China: President Xi Jinping pledged to dramatically expand Covid-19 vaccine exports to two billion doses this year, matching commitments by Group of Seven nations amid warnings about inoculation shortages in the developing world. The developing world is counting on shots from Chinese developers Sinovac Biotech Ltd. and Sinopharm Group to slow the spread of the virus, even though they appear to be less effective than vaccines developed in the West using newer technology.
Chile: Chile will start to vaccinate residents with a third dose against coronavirus next week in a campaign that mixes shots from different providers, as the government seeks to protect the population from the delta variant. Chile joins countries from Uruguay to Israel in announcing third doses as the world moves to deal with the rapid spread of the delta variant. They are looking past the World Health Organization’s calls for a moratorium on booster shots to enable poorer countries to catch up in inoculation rates.

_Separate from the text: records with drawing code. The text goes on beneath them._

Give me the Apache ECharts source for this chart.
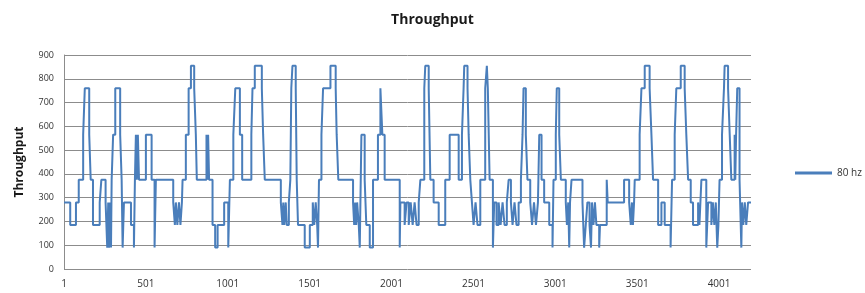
<!DOCTYPE html>
<html>
<head>
<meta charset="utf-8">
<script src="https://cdn.jsdelivr.net/npm/echarts@6/dist/echarts.min.js"></script>
<style>
html,body{margin:0;padding:0;background:#fff;}
#c{width:865px;height:293px;}
</style>
</head>
<body>
<div id="c"></div>
<script>
// Sample index (0-based) at which each constant run starts
const runStart = [
0,38,73,90,117,127,154,163,177,218,228,254,264,270,275,282,287,291,300,313,
343,352,358,366,409,427,433,439,445,451,458,500,535,553,561,667,677,683,692,702,
711,720,724,744,761,775,795,805,811,870,875,880,886,907,923,938,978,1003,1013,1034,
1046,1074,1088,1144,1151,1165,1208,1216,1226,1324,1334,1339,1345,1354,1360,1373,1382,1388,1395,1415,
1421,1429,1470,1501,1519,1528,1537,1546,1551,1557,1572,1582,1627,1659,1665,1675,1765,1772,1778,1784,
1790,1800,1806,1812,1816,1836,1846,1867,1887,1917,1932,1944,1958,2050,2054,2080,2092,2105,2117,2129,
2141,2153,2166,2176,2200,2206,2227,2237,2257,2288,2328,2355,2410,2430,2440,2444,2464,2471,2481,2491,
2501,2513,2525,2542,2572,2582,2588,2599,2619,2627,2641,2654,2666,2678,2690,2704,2715,2729,2739,2751,
2763,2776,2790,2800,2806,2820,2830,2847,2858,2870,2882,2894,2902,2916,2932,2963,2983,2989,3003,3009,
3024,3034,3064,3071,3079,3085,3090,3099,3166,3176,3186,3196,3209,3218,3224,3233,3242,3251,3268,3273,
3314,3320,3420,3451,3461,3468,3474,3481,3485,3515,3526,3546,3576,3587,3597,3628,3648,3668,3704,3713,
3729,3739,3766,3790,3800,3811,3827,3841,3872,3880,3886,3892,3922,3933,3953,3962,3971,3980,3989,3996,
4003,4018,4030,4034,4055,4065,4075,4095,4099,4104,4111,4125,4136,4140,4148,4157,4166,4177
];
// Throughput value of each run
const runValue = [
280,185,280,375,565,760,565,375,185,280,375,280,90,280,90,280,90,375,565,760,
565,375,90,280,185,90,375,565,375,565,375,565,375,90,375,280,185,280,185,280,
185,280,375,565,760,855,760,565,375,565,375,565,375,185,90,185,280,90,375,565,
760,565,375,565,760,855,760,565,375,280,185,280,185,280,185,280,375,760,855,760,
375,185,90,185,280,185,280,185,90,375,565,760,855,760,565,375,280,185,280,185,
280,185,90,375,565,375,185,90,375,565,760,565,375,90,280,185,280,185,280,185,
280,185,280,375,760,855,760,375,280,185,375,565,375,565,760,855,760,565,375,280,
185,280,185,375,760,855,760,375,90,280,185,280,185,280,185,280,375,280,185,280,
185,280,375,565,760,565,375,280,185,280,185,280,565,375,280,185,90,375,565,760,
565,375,280,185,280,90,280,375,280,90,185,280,185,90,280,185,280,185,90,185,
375,280,375,280,185,280,185,280,375,565,760,855,760,565,375,185,280,185,90,375,
565,760,855,760,565,375,280,185,280,185,280,375,90,280,185,280,185,280,90,185,
375,565,760,855,760,565,375,565,375,565,760,375,90,280,185,280,185,280
];
const lastIndex = 4195;
const yTicks = [0,100,200,300,400,500,600,700,800,900];
const seriesName = '80 hz';

const data = runStart.map((s, i) => [s, runValue[i]]);
data.push([lastIndex, runValue[runValue.length - 1]]);

const chart = echarts.init(document.getElementById('c'), null, {renderer: 'canvas'});
chart.setOption({
  animation: false,
  backgroundColor: '#fff',
  title: {
    text: 'Throughput',
    left: 'center',
    top: 8,
    textStyle: {fontFamily: 'Open Sans', fontWeight: 'bold', fontSize: 14, color: '#1a1a1a'}
  },
  legend: {
    data: [seriesName],
    left: 790,
    top: 163,
    icon: 'rect',
    itemWidth: 37,
    itemHeight: 3,
    itemGap: 4,
    textStyle: {fontFamily: 'Open Sans', fontSize: 10, color: '#333'}
  },
  grid: {left: 64, right: 114, top: 55, bottom: 24, containLabel: false},
  xAxis: {
    type: 'value',
    min: 0,
    max: lastIndex,
    interval: 500,
    axisLine: {show: false},
    axisTick: {show: false},
    splitLine: {show: false},
    axisLabel: {
      formatter: v => String(v + 1),
      showMaxLabel: false,
      margin: 10,
      fontFamily: 'Open Sans',
      fontSize: 10,
      color: '#333'
    }
  },
  yAxis: {
    type: 'value',
    name: 'Throughput',
    nameLocation: 'middle',
    nameGap: 38,
    nameTextStyle: {fontFamily: 'Open Sans', fontWeight: 'bold', fontSize: 12, color: '#1a1a1a'},
    min: yTicks[0],
    max: yTicks[yTicks.length - 1],
    interval: 100,
    axisLine: {show: true, lineStyle: {color: '#8c8c8c', width: 1}},
    axisTick: {show: false},
    splitLine: {show: true, lineStyle: {color: '#8c8c8c', width: 1}},
    axisLabel: {margin: 10, fontFamily: 'Open Sans', fontSize: 9, color: '#333'}
  },
  series: [{
    name: seriesName,
    type: 'line',
    step: 'end',
    data: data,
    showSymbol: false,
    symbol: 'none',
    lineStyle: {color: '#4a7ebb', width: 2},
    itemStyle: {color: '#4a7ebb'}
  }]
});
</script>
</body>
</html>
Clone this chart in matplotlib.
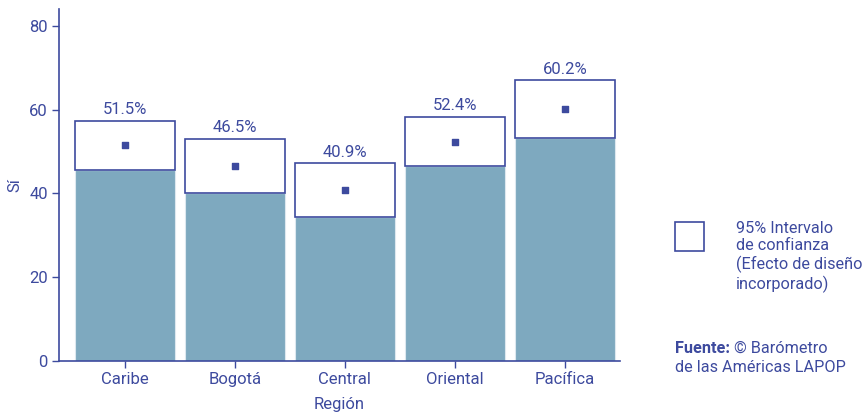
import matplotlib
matplotlib.use("Agg")
import matplotlib.pyplot as plt
from matplotlib.patches import Rectangle
import numpy as np

# Data
regions = ["Caribe", "Bogotá", "Central", "Oriental", "Pacífica"]
means = [51.5, 46.5, 40.9, 52.4, 60.2]
ci_low = [45.7, 40.1, 34.4, 46.5, 53.3]
ci_high = [57.4, 53.1, 47.3, 58.3, 67.1]

navy = "#3d4a9e"
bar_color = "#7ea9bf"

plt.rcParams['font.family'] = ['Roboto', 'DejaVu Sans']
plt.rcParams['font.size'] = 12

fig = plt.figure(figsize=(8.68, 4.15), dpi=100)
ax = fig.add_axes([0.068, 0.130, 0.646, 0.848])

x = np.arange(len(regions))
width = 0.91

# lower part of the bar (up to lower CI bound)
ax.bar(x, ci_low, width=width, color=bar_color, edgecolor="#dde8ef", linewidth=0.8, zorder=2)
# confidence interval box
ax.bar(x, np.array(ci_high) - np.array(ci_low), bottom=ci_low, width=width,
       color="white", edgecolor=navy, linewidth=1.2, zorder=3)
# point estimate
ax.scatter(x, means, marker="s", s=16, color=navy, zorder=4)

for xi, hi, m in zip(x, ci_high, means):
    ax.text(xi, hi + 0.8, f"{m:.1f}%", ha="center", va="bottom", color=navy, fontsize=12)

ax.set_xlim(-0.6, 4.5)
ax.set_ylim(0, 84)
ax.set_yticks([0, 20, 40, 60, 80])
ax.set_xticks(x)
ax.set_xticklabels(regions)
ax.set_ylabel("Sí", color=navy, fontsize=12, labelpad=5)
ax.set_xlabel("Región", color=navy, fontsize=12, labelpad=7)

for side in ["top", "right"]:
    ax.spines[side].set_visible(False)
for side in ["left", "bottom"]:
    ax.spines[side].set_color(navy)
    ax.spines[side].set_linewidth(1.2)
ax.tick_params(colors=navy, labelcolor=navy, length=5, width=1.0, labelsize=12, pad=3)

# legend box and notes
fig.patches.append(Rectangle((675 / 868, 1 - 251 / 415), 29 / 868, 29 / 415,
                             transform=fig.transFigure, facecolor="white",
                             edgecolor=navy, linewidth=1.2))
fig.text(736 / 868, 1 - 221 / 415,
         "95% Intervalo\nde confianza\n(Efecto de diseño\nincorporado)",
         ha="left", va="top", color=navy, fontsize=11.7, linespacing=1.2)
fig.text(675 / 868, 1 - 341 / 415, "Fuente:", ha="left", va="top",
         color=navy, fontsize=11.7, fontweight="bold")
fig.text(734 / 868, 1 - 341 / 415, "© Barómetro", ha="left", va="top",
         color=navy, fontsize=11.7)
fig.text(675 / 868, 1 - 360 / 415, "de las Américas LAPOP", ha="left", va="top",
         color=navy, fontsize=11.7)

fig.savefig("out.png", dpi=100)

US: Amazon.com Inc. says corporate employees won’t have to return to the office regularly until January, becoming the latest big company to postpone its resumption of regular work habits as infections from the delta variant surge in the US. The largest online retailer told employees in an email on Thursday that they should plan to begin going to offices the week of 3 January.
BlackRock Inc. and Wells Fargo & Co. are pushing their return-to-office plans back a month to early October, as Wall Street grapples with rising Covid-19 rates across the US.
UK: The UK government has destroyed the public’s trust in travel quarantine rules, a former government adviser has said, after the latest changes to the traffic-light system for overseas travel.
Young people in the UK will “miss out” on access to nightclubs if they don’t get vaccinated, warns an advertising campaign being launched to boost take-up.Six other European nations, including Germany, were added to the lowest-risk “green” list, meaning all visitors can avoid quarantine whether or not they are fully vaccinated. All changes will come into effect from 4 am on Sunday, 8 August.
All businesses in Wales, including nightclubs, will be able to reopen from Saturday and there will be no legal limits on the number of people who can get together as the country moves to Covid alert level 0.
Australia: Australians who live abroad will not be able to leave the country if they return home unless they appeal for a special exemption as Canberra tightened its restrictions on pandemic travel.
South Korea: South Korea will extend its social distancing curbs by two weeks as the government contends with outbreaks nationwide and more people fall severely ill, Prime Minister Kim Boo-kyum said on Friday.
Italy: The Italian government has said teachers will need proof of immunity from Covid-19 from the start of September, as travellers on public transport will also need the country’s “green pass”.
Philippines: The Philippines included more cities and provinces under lockdown, adding to the capital region which returned to the strictest form of movement curbs on Friday. Laguna, Iloilo City and Cagayan De Oro were placed under enhanced community quarantine, President Rodrigo Duterte’s spokesman said late Thursday.
UK: The UK’s live events sector has finally been promised a Covid cancellation insurance scheme worth £750m after months of lobbying.